This Python library reduces substantial background noise in audio files containing speech. It uses a machine learning model (38m parameters) trained to handle different types of ambient noise.
pip install audio-denoiser
In Windows, you need the soundfile
audio backend:
pip install soundfile
In Linux, both the soundfile
and sox
audio backends should be supported. Note that the library is trained with the soundfile
backend.
Basic:
from audio_denoiser.AudioDenoiser import AudioDenoiser
denoiser = AudioDenoiser()
in_audio_file = '/content/input-audio-with-noise.wav'
out_audio_file = '/content/output-denoised-audio.wav'
denoiser.process_audio_file(in_audio_file, out_audio_file)
With additional options:
from audio_denoiser.AudioDenoiser import AudioDenoiser
import torch
import torchaudio
# Use a CUDA device for inference if available
device = torch.device('cuda:0') if torch.cuda.is_available() else torch.device('cpu')

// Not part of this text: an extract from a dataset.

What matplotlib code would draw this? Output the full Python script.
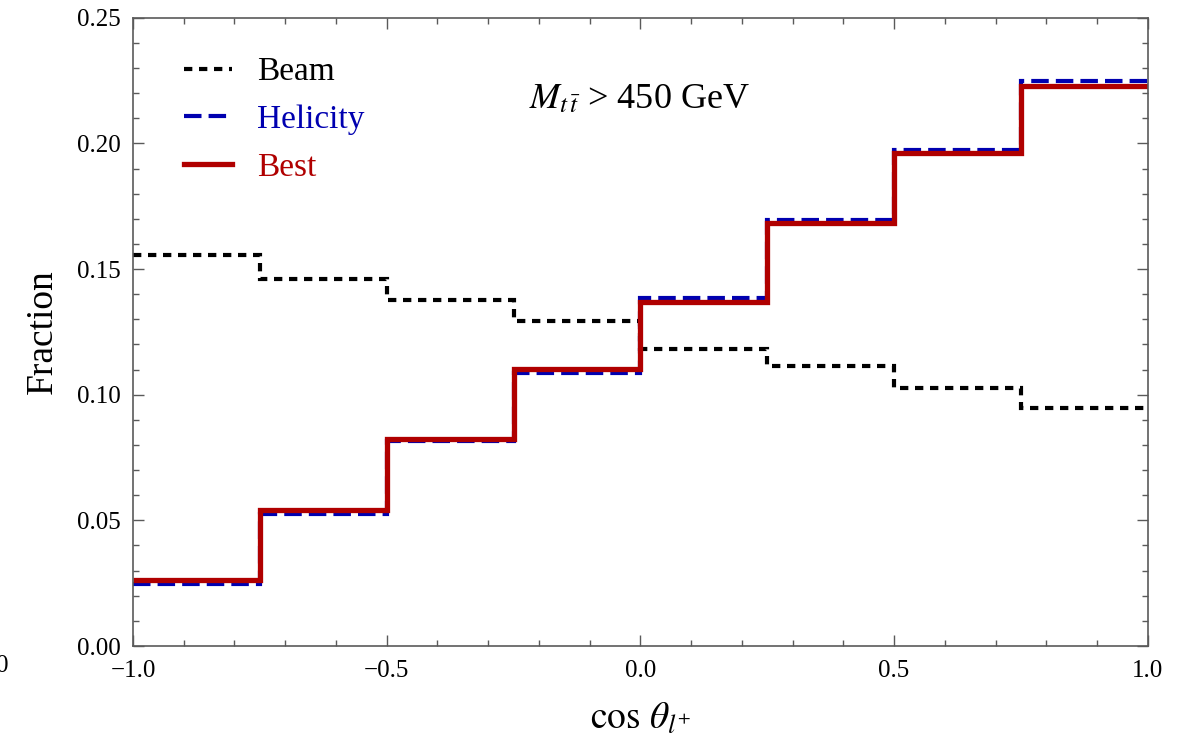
import numpy as np
import matplotlib
matplotlib.use("Agg")
import matplotlib.pyplot as plt
from matplotlib.ticker import MultipleLocator, FuncFormatter

plt.rcParams["font.family"] = ["Liberation Serif", "DejaVu Serif"]
plt.rcParams["mathtext.fontset"] = "stix"

# bin edges in cos(theta_l+) and the fraction of events per bin
edges = [-1.0, -0.75, -0.5, -0.25, 0.0, 0.25, 0.5, 0.75, 1.0]
beam = [0.1557, 0.1462, 0.1376, 0.1295, 0.1181, 0.1115, 0.1028, 0.0949]
helicity = [0.0248, 0.0525, 0.0815, 0.1086, 0.1386, 0.1696, 0.1972, 0.2247]
best = [0.0262, 0.0541, 0.0822, 0.1102, 0.1367, 0.1682, 0.1962, 0.2227]

red = "#b00000"
blue = "#0000b0"
axis_grey = "#5a5a5a"


def fmt(ndig):
    return FuncFormatter(lambda v, pos: f"{v:.{ndig}f}".replace("-", "\u2212"))


fig = plt.figure(figsize=(11.87, 7.40), dpi=100)
ax = fig.add_axes([0.112, 0.127, 0.855, 0.849])

ax.stairs(beam, edges, baseline=None, color="black", lw=3.0,
          ls=(0, (2.0, 1.6)), label="Beam")
ax.stairs(helicity, edges, baseline=None, color=blue, lw=3.0,
          ls=(0, (4.2, 1.7)), label="Helicity")
ax.stairs(best, edges, baseline=None, color=red, lw=3.8, label="Best")

ax.set_xlim(-1, 1)
ax.set_ylim(0, 0.25)

ax.xaxis.set_major_locator(MultipleLocator(0.5))
ax.xaxis.set_minor_locator(MultipleLocator(0.1))
ax.yaxis.set_major_locator(MultipleLocator(0.05))
ax.yaxis.set_minor_locator(MultipleLocator(0.01))
ax.xaxis.set_major_formatter(fmt(1))
ax.yaxis.set_major_formatter(fmt(2))

ax.tick_params(which="both", direction="in", top=True, right=True,
               color=axis_grey, labelsize=18, width=1.0)
ax.tick_params(which="major", length=8)
ax.tick_params(which="minor", length=4.5)
ax.tick_params(axis="x", which="major", pad=10)
ax.tick_params(axis="y", which="major", pad=9)
for s in ax.spines.values():
    s.set_color(axis_grey)
    s.set_linewidth(1.2)

ax.set_xlabel(r"$\cos\,\theta_{l^{+}}$", fontsize=27, labelpad=14)
ax.set_ylabel("Fraction", fontsize=27, labelpad=12)

ax.text(-0.22, 0.2175, r"$M_{t\,\bar{t}}$ > 450 GeV", fontsize=26,
        va="center", ha="left")

leg = ax.legend(loc="upper left", bbox_to_anchor=(0.027, 0.975), frameon=False,
                fontsize=24, handlelength=1.45, handletextpad=0.75,
                labelspacing=0.52, borderaxespad=0.3)
for txt, line in zip(leg.get_texts(), leg.get_lines()):
    txt.set_color(line.get_color())

# leftover tick label at the edge of the canvas
fig.text(-0.003, 1 - 666 / 740, "0", fontsize=18, va="center", ha="left")

fig.savefig("out.png", dpi=100)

denoiser = AudioDenoiser(device=device)
in_audio_file = '/content/input-audio-with-noise.wav'
out_audio_file = '/content/output-denoised-audio.wav'
auto_scale = True # Recommended for low-volume input audio
denoiser.process_audio_file(in_audio_file, out_audio_file, auto_scale=auto_scale)
You can also provide your own waveform tensor:
from audio_denoiser.AudioDenoiser import AudioDenoiser
noisy_waveform, sample_rate = torchaudio.load('/content/input-audio-with-noise.wav')
denoiser = AudioDenoiser()
denoised_waveform = denoiser.process_waveform(noisy_waveform, sample_rate, auto_scale=False)
print('Tensor shape: ', denoised_waveform.shape)